● **Problem**
Gather up every line that includes the string "diagram".
··· Records provided
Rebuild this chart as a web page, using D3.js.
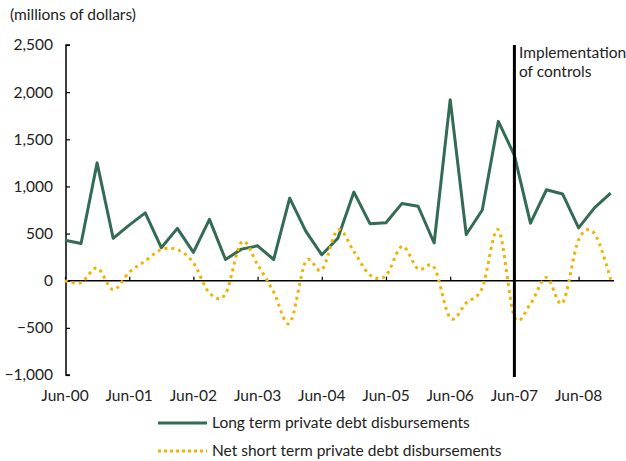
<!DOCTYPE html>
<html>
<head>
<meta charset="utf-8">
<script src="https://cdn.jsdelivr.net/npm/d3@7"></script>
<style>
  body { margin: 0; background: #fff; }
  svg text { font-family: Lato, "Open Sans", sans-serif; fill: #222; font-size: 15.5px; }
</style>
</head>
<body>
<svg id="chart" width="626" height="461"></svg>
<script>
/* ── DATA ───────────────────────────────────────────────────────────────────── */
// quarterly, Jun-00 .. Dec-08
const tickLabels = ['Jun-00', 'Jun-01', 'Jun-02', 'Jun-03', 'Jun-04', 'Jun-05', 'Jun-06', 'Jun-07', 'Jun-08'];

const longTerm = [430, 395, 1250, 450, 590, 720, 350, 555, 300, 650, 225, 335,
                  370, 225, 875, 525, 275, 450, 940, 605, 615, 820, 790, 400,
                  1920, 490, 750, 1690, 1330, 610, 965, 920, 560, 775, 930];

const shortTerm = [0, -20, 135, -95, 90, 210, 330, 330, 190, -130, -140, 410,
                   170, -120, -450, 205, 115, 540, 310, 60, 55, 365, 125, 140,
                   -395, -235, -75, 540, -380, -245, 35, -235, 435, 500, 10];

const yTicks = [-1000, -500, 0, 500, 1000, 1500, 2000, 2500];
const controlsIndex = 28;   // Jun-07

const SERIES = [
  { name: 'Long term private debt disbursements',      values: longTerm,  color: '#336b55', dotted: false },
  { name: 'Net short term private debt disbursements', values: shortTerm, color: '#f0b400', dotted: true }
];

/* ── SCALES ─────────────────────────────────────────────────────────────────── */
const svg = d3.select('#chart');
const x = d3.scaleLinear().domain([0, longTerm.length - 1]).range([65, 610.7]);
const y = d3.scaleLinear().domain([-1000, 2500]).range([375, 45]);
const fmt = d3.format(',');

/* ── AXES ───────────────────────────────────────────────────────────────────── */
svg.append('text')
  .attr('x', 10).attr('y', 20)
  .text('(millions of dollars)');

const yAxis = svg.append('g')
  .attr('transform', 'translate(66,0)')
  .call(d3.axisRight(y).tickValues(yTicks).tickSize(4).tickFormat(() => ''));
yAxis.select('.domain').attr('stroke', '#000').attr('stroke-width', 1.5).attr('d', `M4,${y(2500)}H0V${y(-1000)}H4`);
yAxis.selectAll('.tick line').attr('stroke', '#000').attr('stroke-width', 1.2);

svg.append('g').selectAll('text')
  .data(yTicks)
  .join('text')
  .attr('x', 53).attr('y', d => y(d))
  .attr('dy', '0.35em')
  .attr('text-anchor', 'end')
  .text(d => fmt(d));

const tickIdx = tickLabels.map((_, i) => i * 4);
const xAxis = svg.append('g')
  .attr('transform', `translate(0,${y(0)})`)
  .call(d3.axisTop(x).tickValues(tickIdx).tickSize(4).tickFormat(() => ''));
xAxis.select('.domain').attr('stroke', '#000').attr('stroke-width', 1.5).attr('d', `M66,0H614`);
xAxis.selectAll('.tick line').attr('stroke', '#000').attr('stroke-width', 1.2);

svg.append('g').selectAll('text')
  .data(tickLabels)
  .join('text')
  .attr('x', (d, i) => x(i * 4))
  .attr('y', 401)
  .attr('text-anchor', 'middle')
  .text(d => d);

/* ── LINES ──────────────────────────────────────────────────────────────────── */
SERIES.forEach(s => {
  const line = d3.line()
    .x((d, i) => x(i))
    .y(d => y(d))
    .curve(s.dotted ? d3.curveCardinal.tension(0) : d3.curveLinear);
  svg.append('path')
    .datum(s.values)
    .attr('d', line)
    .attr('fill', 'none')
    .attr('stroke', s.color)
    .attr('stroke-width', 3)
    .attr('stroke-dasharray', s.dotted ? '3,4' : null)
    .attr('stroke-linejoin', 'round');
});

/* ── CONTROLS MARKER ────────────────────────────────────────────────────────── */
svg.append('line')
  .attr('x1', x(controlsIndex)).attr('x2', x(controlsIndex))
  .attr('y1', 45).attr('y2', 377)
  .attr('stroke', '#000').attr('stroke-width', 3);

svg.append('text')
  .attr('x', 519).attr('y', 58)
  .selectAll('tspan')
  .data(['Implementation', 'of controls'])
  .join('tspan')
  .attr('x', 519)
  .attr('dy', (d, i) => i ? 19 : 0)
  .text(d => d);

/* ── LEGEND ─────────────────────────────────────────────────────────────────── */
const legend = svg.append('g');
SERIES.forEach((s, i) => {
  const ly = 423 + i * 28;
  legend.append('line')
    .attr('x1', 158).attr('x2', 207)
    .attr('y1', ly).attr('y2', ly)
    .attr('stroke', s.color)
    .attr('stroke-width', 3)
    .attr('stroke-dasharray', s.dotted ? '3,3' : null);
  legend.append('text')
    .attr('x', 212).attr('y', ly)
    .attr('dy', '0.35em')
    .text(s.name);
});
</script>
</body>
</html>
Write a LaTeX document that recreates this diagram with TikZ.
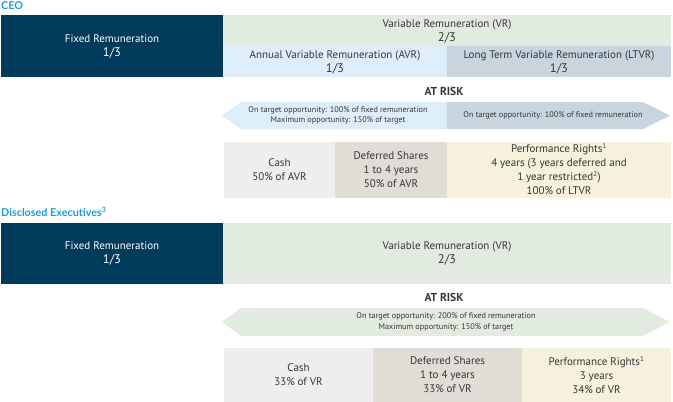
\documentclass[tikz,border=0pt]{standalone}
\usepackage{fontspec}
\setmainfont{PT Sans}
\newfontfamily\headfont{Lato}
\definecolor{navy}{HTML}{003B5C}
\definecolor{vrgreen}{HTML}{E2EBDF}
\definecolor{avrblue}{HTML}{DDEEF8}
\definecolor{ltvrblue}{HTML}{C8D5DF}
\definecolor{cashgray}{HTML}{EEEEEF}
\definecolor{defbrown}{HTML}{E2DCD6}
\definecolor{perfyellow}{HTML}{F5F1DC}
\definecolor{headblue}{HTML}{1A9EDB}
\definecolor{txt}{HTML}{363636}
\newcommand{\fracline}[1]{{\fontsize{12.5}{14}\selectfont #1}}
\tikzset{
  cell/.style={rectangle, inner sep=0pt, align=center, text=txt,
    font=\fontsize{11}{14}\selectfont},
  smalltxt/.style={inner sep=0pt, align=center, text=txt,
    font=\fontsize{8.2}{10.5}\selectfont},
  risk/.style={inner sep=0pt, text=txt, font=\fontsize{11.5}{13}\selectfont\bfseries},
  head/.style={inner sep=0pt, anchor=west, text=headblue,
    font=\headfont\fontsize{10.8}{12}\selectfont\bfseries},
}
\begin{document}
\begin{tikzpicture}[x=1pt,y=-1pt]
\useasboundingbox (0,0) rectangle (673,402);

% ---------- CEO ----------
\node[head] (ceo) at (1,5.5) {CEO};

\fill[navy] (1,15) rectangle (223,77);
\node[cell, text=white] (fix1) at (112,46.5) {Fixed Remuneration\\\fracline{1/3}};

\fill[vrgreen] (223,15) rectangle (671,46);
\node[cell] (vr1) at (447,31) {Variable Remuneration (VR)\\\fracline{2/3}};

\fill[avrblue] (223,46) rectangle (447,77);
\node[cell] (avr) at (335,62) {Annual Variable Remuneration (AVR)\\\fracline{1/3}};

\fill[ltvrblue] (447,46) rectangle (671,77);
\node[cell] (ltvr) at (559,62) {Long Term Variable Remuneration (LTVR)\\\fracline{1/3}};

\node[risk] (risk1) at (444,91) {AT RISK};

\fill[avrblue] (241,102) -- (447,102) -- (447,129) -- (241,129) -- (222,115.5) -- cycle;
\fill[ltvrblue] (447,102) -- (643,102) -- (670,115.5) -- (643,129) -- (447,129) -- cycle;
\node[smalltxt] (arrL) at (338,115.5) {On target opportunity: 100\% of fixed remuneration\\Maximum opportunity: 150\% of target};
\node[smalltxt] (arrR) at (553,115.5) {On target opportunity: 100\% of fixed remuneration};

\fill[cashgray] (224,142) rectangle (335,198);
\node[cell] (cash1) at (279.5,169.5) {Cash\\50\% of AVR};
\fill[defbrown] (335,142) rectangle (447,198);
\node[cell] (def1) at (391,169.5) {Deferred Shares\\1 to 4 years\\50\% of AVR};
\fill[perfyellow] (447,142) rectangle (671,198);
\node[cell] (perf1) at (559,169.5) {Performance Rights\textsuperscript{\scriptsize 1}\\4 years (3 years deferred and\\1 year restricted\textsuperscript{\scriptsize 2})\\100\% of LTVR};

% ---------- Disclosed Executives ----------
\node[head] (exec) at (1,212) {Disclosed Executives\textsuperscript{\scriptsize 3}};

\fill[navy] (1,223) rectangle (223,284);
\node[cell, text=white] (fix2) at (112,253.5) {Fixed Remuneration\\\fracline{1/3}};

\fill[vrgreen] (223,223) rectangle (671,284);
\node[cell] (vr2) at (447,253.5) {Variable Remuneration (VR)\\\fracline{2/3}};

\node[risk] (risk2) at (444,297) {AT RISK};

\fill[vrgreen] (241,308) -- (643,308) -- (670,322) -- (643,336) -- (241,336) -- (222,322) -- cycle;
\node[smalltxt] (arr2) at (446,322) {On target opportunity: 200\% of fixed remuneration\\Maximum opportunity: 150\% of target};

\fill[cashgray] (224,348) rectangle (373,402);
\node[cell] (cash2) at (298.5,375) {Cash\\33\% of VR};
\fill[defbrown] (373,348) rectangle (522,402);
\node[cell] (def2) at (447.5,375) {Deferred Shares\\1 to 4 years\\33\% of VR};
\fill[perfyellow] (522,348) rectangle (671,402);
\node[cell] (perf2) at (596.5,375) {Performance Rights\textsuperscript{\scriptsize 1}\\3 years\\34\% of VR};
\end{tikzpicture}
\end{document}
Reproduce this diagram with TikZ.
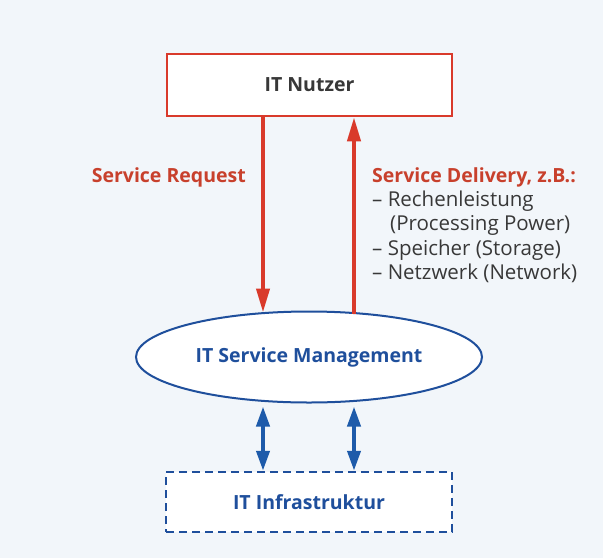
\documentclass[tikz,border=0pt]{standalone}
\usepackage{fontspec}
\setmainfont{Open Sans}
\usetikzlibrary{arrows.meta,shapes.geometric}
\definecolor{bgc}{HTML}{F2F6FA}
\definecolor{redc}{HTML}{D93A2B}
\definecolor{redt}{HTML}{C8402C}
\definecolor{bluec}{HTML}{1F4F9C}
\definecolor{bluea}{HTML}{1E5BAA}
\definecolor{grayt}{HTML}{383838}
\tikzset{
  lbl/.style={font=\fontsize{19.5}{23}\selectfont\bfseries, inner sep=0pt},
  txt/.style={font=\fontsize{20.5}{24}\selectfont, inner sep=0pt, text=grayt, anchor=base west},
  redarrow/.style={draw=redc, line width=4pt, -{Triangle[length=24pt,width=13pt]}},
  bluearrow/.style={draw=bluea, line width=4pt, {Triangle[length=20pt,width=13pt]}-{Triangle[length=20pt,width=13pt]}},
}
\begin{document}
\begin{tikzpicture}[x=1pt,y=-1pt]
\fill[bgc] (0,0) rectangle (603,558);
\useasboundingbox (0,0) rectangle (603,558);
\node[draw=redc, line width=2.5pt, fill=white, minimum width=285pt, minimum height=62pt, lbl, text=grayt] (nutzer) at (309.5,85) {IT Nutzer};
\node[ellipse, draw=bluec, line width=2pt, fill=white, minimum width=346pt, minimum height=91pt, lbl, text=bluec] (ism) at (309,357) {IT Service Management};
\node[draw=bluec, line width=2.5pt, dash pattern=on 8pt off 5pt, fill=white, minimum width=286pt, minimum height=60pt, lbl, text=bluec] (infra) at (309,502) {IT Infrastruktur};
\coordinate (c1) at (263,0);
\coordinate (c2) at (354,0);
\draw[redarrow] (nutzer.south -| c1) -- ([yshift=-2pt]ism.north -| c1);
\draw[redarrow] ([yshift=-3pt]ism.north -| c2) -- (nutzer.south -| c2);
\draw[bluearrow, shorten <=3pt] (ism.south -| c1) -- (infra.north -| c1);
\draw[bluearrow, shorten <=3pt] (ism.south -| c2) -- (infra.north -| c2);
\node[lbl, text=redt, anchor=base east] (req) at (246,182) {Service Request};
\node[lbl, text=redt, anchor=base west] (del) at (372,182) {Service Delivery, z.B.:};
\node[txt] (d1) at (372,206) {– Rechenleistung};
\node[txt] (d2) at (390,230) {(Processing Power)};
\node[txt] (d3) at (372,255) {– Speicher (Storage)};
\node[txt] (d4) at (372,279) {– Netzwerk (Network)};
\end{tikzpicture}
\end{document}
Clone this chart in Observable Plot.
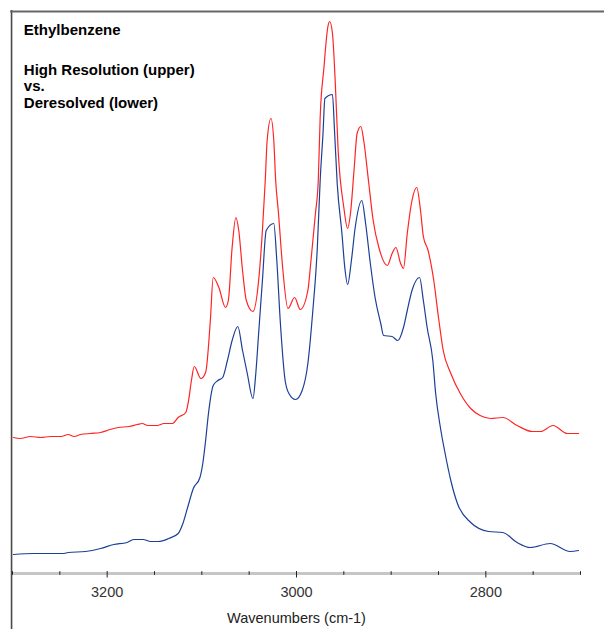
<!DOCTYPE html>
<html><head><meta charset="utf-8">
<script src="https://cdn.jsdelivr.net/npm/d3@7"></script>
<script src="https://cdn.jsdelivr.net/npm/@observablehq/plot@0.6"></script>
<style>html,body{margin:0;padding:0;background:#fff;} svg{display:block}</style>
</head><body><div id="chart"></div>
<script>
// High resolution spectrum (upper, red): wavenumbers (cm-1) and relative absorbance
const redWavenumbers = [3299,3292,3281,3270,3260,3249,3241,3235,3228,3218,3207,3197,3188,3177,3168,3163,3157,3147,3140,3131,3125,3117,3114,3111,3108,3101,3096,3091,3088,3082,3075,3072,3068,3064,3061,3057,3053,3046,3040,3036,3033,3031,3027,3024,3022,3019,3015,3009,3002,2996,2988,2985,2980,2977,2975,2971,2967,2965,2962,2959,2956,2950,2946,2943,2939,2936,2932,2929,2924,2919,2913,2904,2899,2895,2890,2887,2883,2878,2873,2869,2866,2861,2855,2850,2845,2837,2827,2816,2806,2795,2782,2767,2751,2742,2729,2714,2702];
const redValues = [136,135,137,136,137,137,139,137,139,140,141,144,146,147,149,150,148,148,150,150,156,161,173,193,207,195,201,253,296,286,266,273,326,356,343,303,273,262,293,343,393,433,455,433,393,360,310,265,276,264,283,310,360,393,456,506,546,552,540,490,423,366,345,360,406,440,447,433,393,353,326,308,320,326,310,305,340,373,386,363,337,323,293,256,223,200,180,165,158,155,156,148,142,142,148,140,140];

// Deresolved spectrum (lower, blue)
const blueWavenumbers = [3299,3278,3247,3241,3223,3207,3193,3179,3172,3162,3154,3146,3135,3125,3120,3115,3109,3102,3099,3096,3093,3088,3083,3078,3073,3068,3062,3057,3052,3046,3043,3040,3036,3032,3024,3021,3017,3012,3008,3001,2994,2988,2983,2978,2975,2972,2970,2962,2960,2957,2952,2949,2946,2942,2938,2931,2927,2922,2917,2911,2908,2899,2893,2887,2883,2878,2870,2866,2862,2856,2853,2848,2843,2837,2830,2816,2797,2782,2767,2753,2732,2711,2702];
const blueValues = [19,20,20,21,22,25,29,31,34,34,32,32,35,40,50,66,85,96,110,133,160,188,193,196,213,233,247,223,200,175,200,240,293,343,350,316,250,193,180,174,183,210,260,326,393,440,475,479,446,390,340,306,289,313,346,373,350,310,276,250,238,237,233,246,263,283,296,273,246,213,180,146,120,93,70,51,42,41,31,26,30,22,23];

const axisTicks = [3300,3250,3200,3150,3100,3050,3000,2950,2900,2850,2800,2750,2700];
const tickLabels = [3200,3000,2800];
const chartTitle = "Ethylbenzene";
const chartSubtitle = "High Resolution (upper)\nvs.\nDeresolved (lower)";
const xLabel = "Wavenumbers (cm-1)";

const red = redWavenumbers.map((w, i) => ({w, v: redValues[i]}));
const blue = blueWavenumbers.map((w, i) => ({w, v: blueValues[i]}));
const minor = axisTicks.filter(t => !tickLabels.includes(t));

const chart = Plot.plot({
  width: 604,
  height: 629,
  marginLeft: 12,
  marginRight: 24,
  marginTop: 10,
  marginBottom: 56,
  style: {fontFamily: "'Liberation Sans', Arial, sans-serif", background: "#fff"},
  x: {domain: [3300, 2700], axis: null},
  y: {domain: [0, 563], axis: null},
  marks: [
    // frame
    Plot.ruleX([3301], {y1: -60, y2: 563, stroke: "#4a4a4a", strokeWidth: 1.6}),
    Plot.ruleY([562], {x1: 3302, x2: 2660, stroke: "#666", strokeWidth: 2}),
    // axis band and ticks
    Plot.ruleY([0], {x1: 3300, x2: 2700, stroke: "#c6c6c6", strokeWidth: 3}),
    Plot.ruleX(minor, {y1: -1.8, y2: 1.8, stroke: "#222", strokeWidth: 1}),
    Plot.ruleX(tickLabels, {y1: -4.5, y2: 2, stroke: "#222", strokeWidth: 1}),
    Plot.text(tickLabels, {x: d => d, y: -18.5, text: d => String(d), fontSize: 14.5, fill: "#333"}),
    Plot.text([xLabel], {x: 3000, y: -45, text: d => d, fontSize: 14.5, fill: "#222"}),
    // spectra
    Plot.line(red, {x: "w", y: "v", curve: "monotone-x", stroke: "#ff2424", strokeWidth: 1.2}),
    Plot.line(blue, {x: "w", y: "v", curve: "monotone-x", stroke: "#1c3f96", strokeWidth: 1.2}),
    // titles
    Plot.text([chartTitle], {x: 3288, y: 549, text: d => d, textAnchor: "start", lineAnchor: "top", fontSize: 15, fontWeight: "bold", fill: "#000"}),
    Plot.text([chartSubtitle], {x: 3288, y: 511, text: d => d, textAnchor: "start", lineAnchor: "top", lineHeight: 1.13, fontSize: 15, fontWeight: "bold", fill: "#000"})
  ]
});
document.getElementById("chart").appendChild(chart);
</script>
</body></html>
······
● **Answer below**
Write a LaTeX document that recreates this diagram with TikZ.
Reproduce this diagram with TikZ.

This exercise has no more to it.